Parties are hitting campuses in a big way. “A large section of first time and new voters are students, who are the most enthusiastic group, once they are motivated,” says Kulkarni. Rahul Gandhi has been criss crossing the country, bonding with students at colleges and universities, promising that the Congress will give more tickets to young candidates.


In late February, the BJP kicked off its Advani@campus series at the Jawaharlal Nehru University, where party MP Arun Shourie explained the BJP’s and Advani’s vision for the country to students. The party plans to get young campaigners to cover 5,000 campuses. It has taken the lead in using the Internet in a big way to tap the youth voter, especially through Advani’s website, lkadvani.in. The party has links to social networking sites and now bloggers are being asked to put a button on their blogs which links to the site. “The college-going youth are the greatest users of IT,” says Prodyut Bora, convenor of the BJP’s information technology cell and a key manager in Advani’s campaign. “And these are the voters who are up for grabs.”


The Congress is also trying to make political careers more accessible to Young India, with the Youth Congress kicking off an enrolment drive which has been completed in Punjab and Gujarat. Plans to extend this to other states will have to be put off till the general elections are over, says Youth Congress chief Ashok Tanwar.


Young people certainly seem to be shedding their reservations and joining or volunteering for political parties, though Rao feels the numbers are not large enough or even adequate. Youth Congress membership in Punjab and Gujarat has crossed 323,000 and 700,000, respectively, and Tanwar says the party is flooded with offers from young people wanting to do part time work during the elections.

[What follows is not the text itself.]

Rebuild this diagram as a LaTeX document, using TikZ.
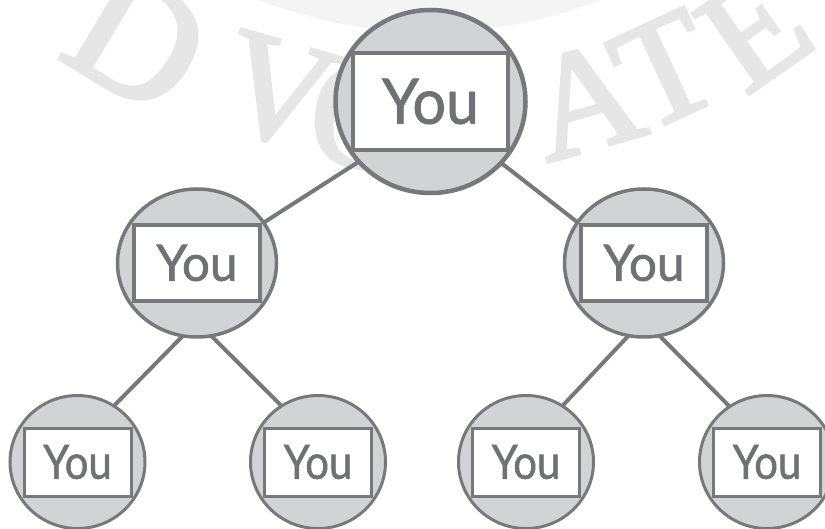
\documentclass[tikz,border=0pt]{standalone}
\usepackage{graphicx}
\usepackage{fontspec}
\setmainfont{Lato}
\newfontfamily\youfont[FakeBold=1.2]{Lato}
\newfontfamily\wmfont[FakeBold=2.5]{Liberation Serif}
\usetikzlibrary{shapes.geometric}
\definecolor{edgegray}{RGB}{119,120,123}
\definecolor{fillgray}{RGB}{209,211,212}
\definecolor{textgray}{RGB}{112,113,116}
\definecolor{wmgray}{RGB}{230,230,230}
\definecolor{ringgray}{RGB}{244,244,244}
\pgfdeclarelayer{bg}
\pgfsetlayers{bg,main}
\begin{document}
\begin{tikzpicture}[x=1pt,y=1pt,
  disc/.style={ellipse, draw=edgegray, fill=fillgray, inner sep=0pt, outer sep=0pt},
  ybox/.style={rectangle, draw=edgegray, fill=white, inner sep=0pt, outer sep=0pt, text=textgray, font=\youfont\fontsize{40}{40}\selectfont},
  topdisc/.style={disc, line width=4.5pt, minimum width=190pt, minimum height=183pt},
  middisc/.style={disc, line width=3.5pt, minimum width=159pt, minimum height=148pt},
  lowdisc/.style={disc, line width=3pt, minimum width=135pt, minimum height=133pt},
  topbox/.style={ybox, line width=4.5pt, minimum width=155pt, minimum height=97pt},
  midbox/.style={ybox, line width=3.5pt, minimum width=126pt, minimum height=76pt},
  lowbox/.style={ybox, line width=3pt, minimum width=107pt, minimum height=68pt},
  link/.style={draw=edgegray, line width=4pt},
  wm/.style={text=wmgray, inner sep=0pt, font=\wmfont\fontsize{150}{150}\selectfont}]
\path[use as bounding box] (0,0) rectangle (825,-529);
\clip (0,0) rectangle (825,-529);

% faint watermark
\begin{pgfonlayer}{bg}
\draw[ringgray, line width=40pt] (430,440) circle (452);
\node[wm, rotate=-31, scale=1.15] (wD) at (138,-40) {D};
\node[wm, rotate=-16] (wV) at (278,-92) {V};
\node[wm, rotate=-7] (wO) at (365,-118) {O};
\node[wm, rotate=2.5] (wC) at (458,-122) {C};
\node[wm, rotate=16] (wA) at (585,-100) {A};
\node[wm, rotate=25] (wT) at (665,-70) {T};
\node[wm, rotate=35] (wE) at (755,-30) {E};
\end{pgfonlayer}

% top
\node[topdisc] (t) at (430.5,-101.5) {};
\node[topbox] (tb) at (t.center) {\resizebox{97pt}{45pt}{You}};
% middle
\node[middisc] (ml) at (197,-263) {};
\node[midbox] (mlb) at (ml.center) {\resizebox{81pt}{36pt}{You}};
\node[middisc] (mr) at (644,-263) {};
\node[midbox] (mrb) at (mr.center) {\resizebox{81pt}{36pt}{You}};
% bottom
\node[lowdisc] (b1) at (77.5,-462) {};
\node[lowbox] (b1b) at (b1.center) {\resizebox{68.5pt}{34pt}{You}};
\node[lowdisc] (b2) at (318,-462) {};
\node[lowbox] (b2b) at (b2.center) {\resizebox{68.5pt}{34pt}{You}};
\node[lowdisc] (b3) at (526,-462) {};
\node[lowbox] (b3b) at (b3.center) {\resizebox{68.5pt}{34pt}{You}};
\node[lowdisc] (b4) at (767,-462) {};
\node[lowbox] (b4b) at (b4.center) {\resizebox{68.5pt}{34pt}{You}};

% connectors
\begin{pgfonlayer}{bg}
\draw[link] (t.220) -- (mlb.north east);
\draw[link] (t.319) -- (mrb.north west);
\draw[link] (ml.259) -- (b1.57);
\draw[link] (ml.281) -- (b2.123);
\draw[link] (mr.258) -- (b3.57);
\draw[link] (mr.282) -- (b4.124);
\end{pgfonlayer}
\end{tikzpicture}
\end{document}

Young professionals are putting in 12-hour days at Advani’s campaign office. There’s 23-year-old Mallika Noorani from Mumbai, who’s taken a three-month break from her job at an investment bank. Banuchandar, a 28-year-old trained mechanical engineer who was working at a leading global consultancy firm and joined the BJP a year ago, and Anay Joglekar, 29, who was working at a foreign consulate in Mumbai, quit their jobs in February to help out with the campaign. None of them comes from political families or even took an interest in student politics while in college. Advani’s website has pulled in over 6,000 online volunteers — a majority of them below 40 years — offering to pitch in with the campaign.


That’s the attitude political parties are banking on. But will it bring dividends? Wait till May 16 to find out.